Omit all images. Write out the rest of the material exactly.
↓↓↓
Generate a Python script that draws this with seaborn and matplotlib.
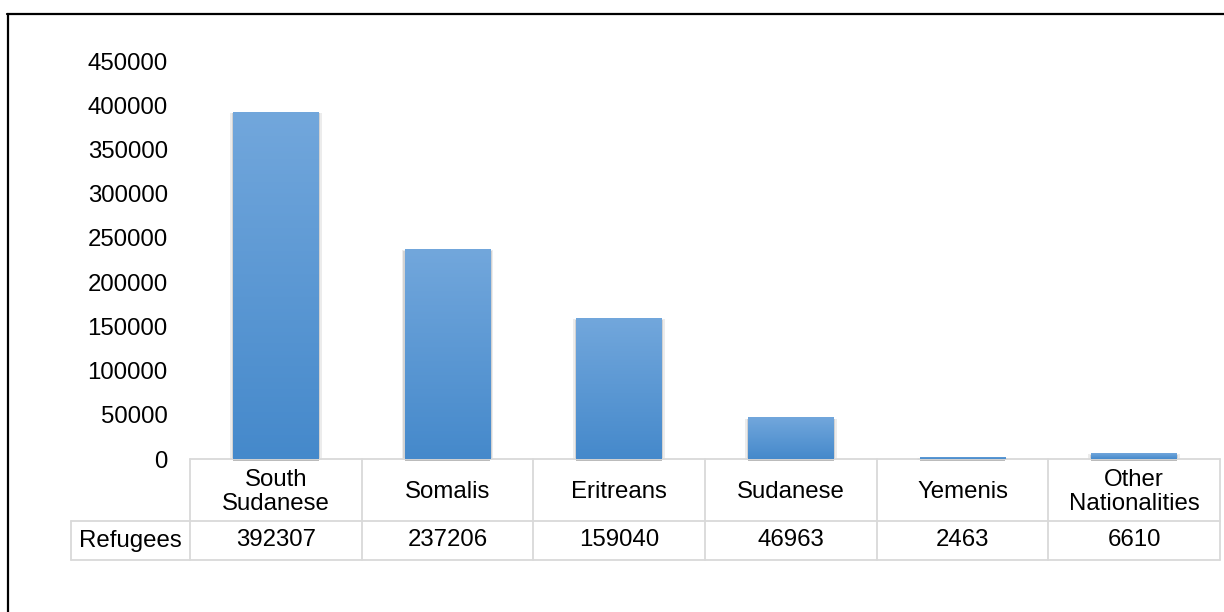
import numpy as np
import pandas as pd
import matplotlib
matplotlib.use("Agg")
import matplotlib.pyplot as plt
import matplotlib.patheffects as pe
from matplotlib.colors import LinearSegmentedColormap
from matplotlib.lines import Line2D
import seaborn as sns

categories = ["South\nSudanese", "Somalis", "Eritreans", "Sudanese", "Yemenis", "Other\nNationalities"]
refugees = [392307, 237206, 159040, 46963, 2463, 6610]
series_name = "Refugees"
yticks = [0, 50000, 100000, 150000, 200000, 250000, 300000, 350000, 400000, 450000]

sns.set_theme(style="white")
plt.rcParams["font.family"] = ["Liberation Sans", "DejaVu Sans"]
FS = 17.3

df = pd.DataFrame({"cat": categories, "val": refugees})

fig = plt.figure(figsize=(12.24, 6.12), dpi=100)
W, H = 1224, 612
ax_left, ax_right, ax_top, ax_bot = 190, 1220, 61, 459
ax = fig.add_axes([ax_left / W, 1 - ax_bot / H, (ax_right - ax_left) / W, (ax_bot - ax_top) / H])

sns.barplot(data=df, x="cat", y="val", ax=ax, color="#5b9bd5", width=0.5, saturation=1,
            linewidth=0)

ax.set_ylim(0, 450000)
ax.set_xlim(-0.5, len(categories) - 0.5)
ax.set_yticks(yticks)
ax.set_yticklabels([str(t) for t in yticks], fontsize=FS, color="black")
ax.tick_params(axis="y", length=0, pad=16)
ax.set_xticks([])
ax.set_xlabel("")
ax.set_ylabel("")
for s in ax.spines.values():
    s.set_visible(False)

cmap = LinearSegmentedColormap.from_list("g", ["#4589cb", "#72a7dc"])
grad = np.linspace(0, 1, 256).reshape(-1, 1)
for p in ax.patches:
    x, y = p.get_x(), p.get_y()
    w, h = p.get_width(), p.get_height()
    p.set_clip_on(False)
    p.set_linewidth(0)
    p.set_path_effects([
        pe.SimplePatchShadow(offset=(-2.0, -0.8), shadow_rgbFace="#999999", alpha=0.18),
        pe.SimplePatchShadow(offset=(2.0, -0.8), shadow_rgbFace="#999999", alpha=0.18),
        pe.SimplePatchShadow(offset=(-1.0, -1.0), shadow_rgbFace="#888888", alpha=0.25),
        pe.SimplePatchShadow(offset=(1.0, -1.0), shadow_rgbFace="#888888", alpha=0.25),
        pe.SimplePatchShadow(offset=(0, -1.5), shadow_rgbFace="#555555", alpha=0.4),
        pe.Normal(),
    ])
    im = ax.imshow(grad, extent=[x, x + w, y, y + h], origin="lower", aspect="auto",
                   cmap=cmap, zorder=p.get_zorder() + 0.1, interpolation="bicubic")
    im.set_clip_path(p)

ax.set_ylim(0, 450000)
ax.set_xlim(-0.5, len(categories) - 0.5)

# data table
n = len(categories)
trans = matplotlib.transforms.blended_transform_factory(ax.transData, ax.transAxes)
axh = ax_bot - ax_top
colw = (ax_right - ax_left) / n
y_head_bot = -(521 - ax_bot) / axh
y_data_bot = -(560 - ax_bot) / axh
x_lab_left = -0.5 - (ax_left - 71) / colw
gc = "#d9d9d9"
glw = 1.3
def ln(xs, ys):
    ax.add_line(Line2D(xs, ys, transform=trans, color=gc, lw=glw, clip_on=False, zorder=1))
ln([-0.5, n - 0.5], [0, 0])
ln([x_lab_left, n - 0.5], [y_head_bot, y_head_bot])
ln([x_lab_left, n - 0.5], [y_data_bot, y_data_bot])
for i in range(n + 1):
    ln([i - 0.5, i - 0.5], [0, y_data_bot])
ln([x_lab_left, x_lab_left], [y_head_bot, y_data_bot])

for i, (c, v) in enumerate(zip(categories, refugees)):
    ax.text(i, y_head_bot / 2 - 0.005, c, transform=trans, ha="center", va="center",
            fontsize=FS, color="black", linespacing=1.15)
    ax.text(i, (y_head_bot + y_data_bot) / 2, str(v), transform=trans, ha="center",
            va="center", fontsize=FS, color="black")
ax.text((x_lab_left - 0.5) / 2, (y_head_bot + y_data_bot) / 2, series_name, transform=trans,
        ha="center", va="center", fontsize=FS, color="black")

# outer frame
fig.add_artist(Line2D([7 / W, 1], [1 - 14 / H, 1 - 14 / H], transform=fig.transFigure,
                      color="black", lw=1.6))
fig.add_artist(Line2D([8 / W, 8 / W], [0, 1 - 14 / H], transform=fig.transFigure,
                      color="black", lw=1.6))

fig.savefig("out.png", dpi=100, facecolor="white")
↑↑↑
* **Task response**
Generate a Python script that draws this with seaborn and matplotlib.
import numpy as np
import pandas as pd
import matplotlib
matplotlib.use("Agg")
import matplotlib.pyplot as plt
import matplotlib.patheffects as pe
from matplotlib.colors import LinearSegmentedColormap
from matplotlib.lines import Line2D
import seaborn as sns

categories = ["South\nSudanese", "Somalis", "Eritreans", "Sudanese", "Yemenis", "Other\nNationalities"]
refugees = [392307, 237206, 159040, 46963, 2463, 6610]
series_name = "Refugees"
yticks = [0, 50000, 100000, 150000, 200000, 250000, 300000, 350000, 400000, 450000]

sns.set_theme(style="white")
plt.rcParams["font.family"] = ["Liberation Sans", "DejaVu Sans"]
FS = 17.3

df = pd.DataFrame({"cat": categories, "val": refugees})

fig = plt.figure(figsize=(12.24, 6.12), dpi=100)
W, H = 1224, 612
ax_left, ax_right, ax_top, ax_bot = 190, 1220, 61, 459
ax = fig.add_axes([ax_left / W, 1 - ax_bot / H, (ax_right - ax_left) / W, (ax_bot - ax_top) / H])

sns.barplot(data=df, x="cat", y="val", ax=ax, color="#5b9bd5", width=0.5, saturation=1,
            linewidth=0)

ax.set_ylim(0, 450000)
ax.set_xlim(-0.5, len(categories) - 0.5)
ax.set_yticks(yticks)
ax.set_yticklabels([str(t) for t in yticks], fontsize=FS, color="black")
ax.tick_params(axis="y", length=0, pad=16)
ax.set_xticks([])
ax.set_xlabel("")
ax.set_ylabel("")
for s in ax.spines.values():
    s.set_visible(False)

cmap = LinearSegmentedColormap.from_list("g", ["#4589cb", "#72a7dc"])
grad = np.linspace(0, 1, 256).reshape(-1, 1)
for p in ax.patches:
    x, y = p.get_x(), p.get_y()
    w, h = p.get_width(), p.get_height()
    p.set_clip_on(False)
    p.set_linewidth(0)
    p.set_path_effects([
        pe.SimplePatchShadow(offset=(-2.0, -0.8), shadow_rgbFace="#999999", alpha=0.18),
        pe.SimplePatchShadow(offset=(2.0, -0.8), shadow_rgbFace="#999999", alpha=0.18),
        pe.SimplePatchShadow(offset=(-1.0, -1.0), shadow_rgbFace="#888888", alpha=0.25),
        pe.SimplePatchShadow(offset=(1.0, -1.0), shadow_rgbFace="#888888", alpha=0.25),
        pe.SimplePatchShadow(offset=(0, -1.5), shadow_rgbFace="#555555", alpha=0.4),
        pe.Normal(),
    ])
    im = ax.imshow(grad, extent=[x, x + w, y, y + h], origin="lower", aspect="auto",
                   cmap=cmap, zorder=p.get_zorder() + 0.1, interpolation="bicubic")
    im.set_clip_path(p)

ax.set_ylim(0, 450000)
ax.set_xlim(-0.5, len(categories) - 0.5)

# data table
n = len(categories)
trans = matplotlib.transforms.blended_transform_factory(ax.transData, ax.transAxes)
axh = ax_bot - ax_top
colw = (ax_right - ax_left) / n
y_head_bot = -(521 - ax_bot) / axh
y_data_bot = -(560 - ax_bot) / axh
x_lab_left = -0.5 - (ax_left - 71) / colw
gc = "#d9d9d9"
glw = 1.3
def ln(xs, ys):
    ax.add_line(Line2D(xs, ys, transform=trans, color=gc, lw=glw, clip_on=False, zorder=1))
ln([-0.5, n - 0.5], [0, 0])
ln([x_lab_left, n - 0.5], [y_head_bot, y_head_bot])
ln([x_lab_left, n - 0.5], [y_data_bot, y_data_bot])
for i in range(n + 1):
    ln([i - 0.5, i - 0.5], [0, y_data_bot])
ln([x_lab_left, x_lab_left], [y_head_bot, y_data_bot])

for i, (c, v) in enumerate(zip(categories, refugees)):
    ax.text(i, y_head_bot / 2 - 0.005, c, transform=trans, ha="center", va="center",
            fontsize=FS, color="black", linespacing=1.15)
    ax.text(i, (y_head_bot + y_data_bot) / 2, str(v), transform=trans, ha="center",
            va="center", fontsize=FS, color="black")
ax.text((x_lab_left - 0.5) / 2, (y_head_bot + y_data_bot) / 2, series_name, transform=trans,
        ha="center", va="center", fontsize=FS, color="black")

# outer frame
fig.add_artist(Line2D([7 / W, 1], [1 - 14 / H, 1 - 14 / H], transform=fig.transFigure,
                      color="black", lw=1.6))
fig.add_artist(Line2D([8 / W, 8 / W], [0, 1 - 14 / H], transform=fig.transFigure,
                      color="black", lw=1.6))

fig.savefig("out.png", dpi=100, facecolor="white")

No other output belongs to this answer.